This seems to be the place where most people have entered tasting notes for The Tea Centre of Stockholm’s Söderblandning. There are at least two other places at Steepster, one of which includes the umlaut in the name (would it be obnoxious for me to add one to this entry? would it make the tea impossible for others to find using the Steepster search function?), but which is devoid of any reviews, and another which qualifies Söderblandning as Söderblandning Black. Well, my can, discovered in the process of excavating my humble residence of ten years, as I attempt to prepare for The Historic Move, definitely contains a blend of black teas—both China and Ceylon—scented with dried flower petals and fruits.

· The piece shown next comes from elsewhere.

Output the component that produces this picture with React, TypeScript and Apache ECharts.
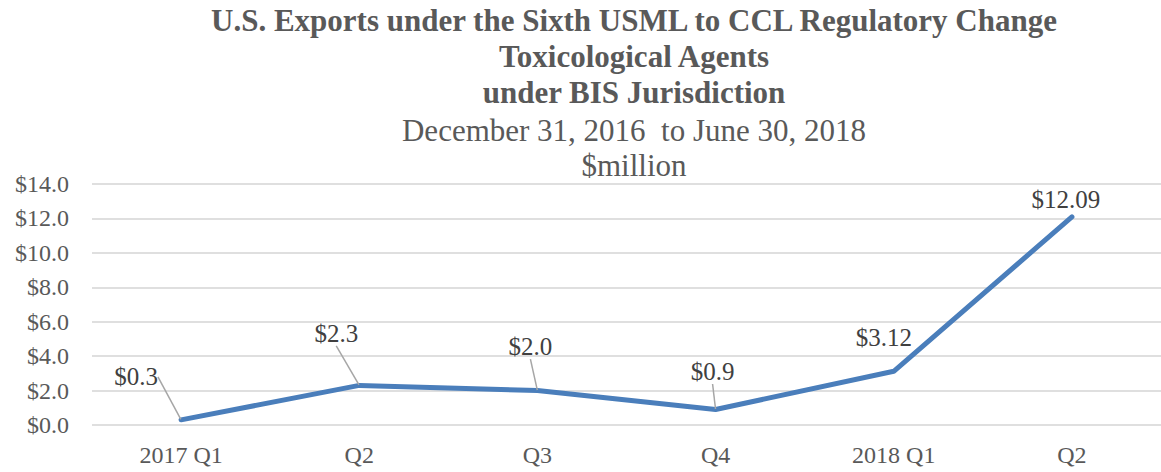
import React, { useEffect, useRef } from "react";
import * as echarts from "echarts";

const CATEGORIES = ["2017 Q1", "Q2", "Q3", "Q4", "2018 Q1", "Q2"];
const EXPORTS = [0.3, 2.3, 2.0, 0.9, 3.12, 12.09];
const VALUE_LABELS = ["$0.3", "$2.3", "$2.0", "$0.9", "$3.12", "$12.09"];
const TITLE_LINES = [
  "U.S. Exports under the Sixth USML to CCL Regulatory Change",
  "Toxicological Agents",
  "under BIS Jurisdiction",
];
const SUBTITLE_LINES = ["December 31, 2016  to June 30, 2018", "$million"];
const Y_MIN = 0;
const Y_MAX = 14;
const Y_STEP = 2;

// label displacement from the default "top" position (styling, not data)
const LABEL_SHIFT: [number, number][] = [
  [-45, -25],
  [-23, -34],
  [-7, -26],
  [-3, -20],
  [-10, -16],
  [-6, 1],
];
const SHOW_GUIDE = [true, true, true, true, false, false];

const FONT = '"Liberation Serif", "Times New Roman", serif';
const TEXT = "#595959";

export default function App() {
  const ref = useRef<HTMLDivElement>(null);
  useEffect(() => {
    if (!ref.current) return;
    const chart = echarts.init(ref.current, null, { renderer: "svg" });
    const titleY = [20, 56, 92];
    const subY = [130, 165];
    const graphic: any[] = [];
    TITLE_LINES.forEach((t, i) =>
      graphic.push({
        type: "text",
        x: 634,
        y: titleY[i],
        style: {
          text: t,
          fill: TEXT,
          font: `bold 31px ${FONT}`,
          align: "center",
          verticalAlign: "middle",
        },
      })
    );
    SUBTITLE_LINES.forEach((t, i) =>
      graphic.push({
        type: "text",
        x: 634,
        y: subY[i],
        style: {
          text: t,
          fill: TEXT,
          font: `31px ${FONT}`,
          align: "center",
          verticalAlign: "middle",
        },
      })
    );
    chart.setOption({
      animation: false,
      backgroundColor: "#ffffff",
      graphic,
      grid: { left: 92, right: -10, top: 184, bottom: 47 },
      xAxis: {
        type: "category",
        data: CATEGORIES,
        boundaryGap: true,
        axisLine: { show: false },
        axisTick: { show: false },
        axisLabel: {
          color: TEXT,
          fontFamily: FONT,
          fontSize: 24,
          margin: 18,
        },
      },
      yAxis: {
        type: "value",
        min: Y_MIN,
        max: Y_MAX,
        interval: Y_STEP,
        axisLine: { show: false },
        axisTick: { show: false },
        splitLine: { lineStyle: { color: "#d4d4d4", width: 1.5 } },
        axisLabel: {
          color: TEXT,
          fontFamily: FONT,
          fontSize: 24,
          margin: 23,
          formatter: (v: number) => "$" + v.toFixed(1),
        },
      },
      series: [
        {
          type: "line",
          data: EXPORTS.map((v, i) => ({
            value: v,
            labelLine: { show: SHOW_GUIDE[i] },
          })),
          symbol: "circle",
          symbolSize: 1,
          lineStyle: { color: "#4a7ebb", width: 5, cap: "round", join: "round" },
          itemStyle: { color: "#4a7ebb" },
          label: {
            show: true,
            position: "top",
            color: "#404040",
            fontFamily: FONT,
            fontSize: 25,
            formatter: (p: any) => VALUE_LABELS[p.dataIndex],
          },
          labelLine: {
            show: true,
            lineStyle: { color: "#a6a6a6", width: 1.5 },
          },
          labelLayout: (p: any) => ({
            dx: LABEL_SHIFT[p.dataIndex][0],
            dy: LABEL_SHIFT[p.dataIndex][1],
          }),
        },
      ],
    });
    return () => chart.dispose();
  }, []);
  return (
    <div
      ref={ref}
      style={{ position: "absolute", left: 0, top: 0, width: 1161, height: 472 }}
    />
  );
}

I cannot actually figure out what the fruits here are. They are supposed to be “tropical”, but I’m not sure whether mango and papaya are implicated or not. It’s possible that they change the recipe from year to year, as The Centre of Stockholm seems a bit evasive as to the ingredients. The fruit flavor is definitely detectable, but it’s that same somewhat vague “fruitiness” which often characterizes fruity black blends—at least to my palate. During my www fact-finding mission, I was happy to learn that this emporium uses only natural flavors, so that’s good news. No scary lab experiments here!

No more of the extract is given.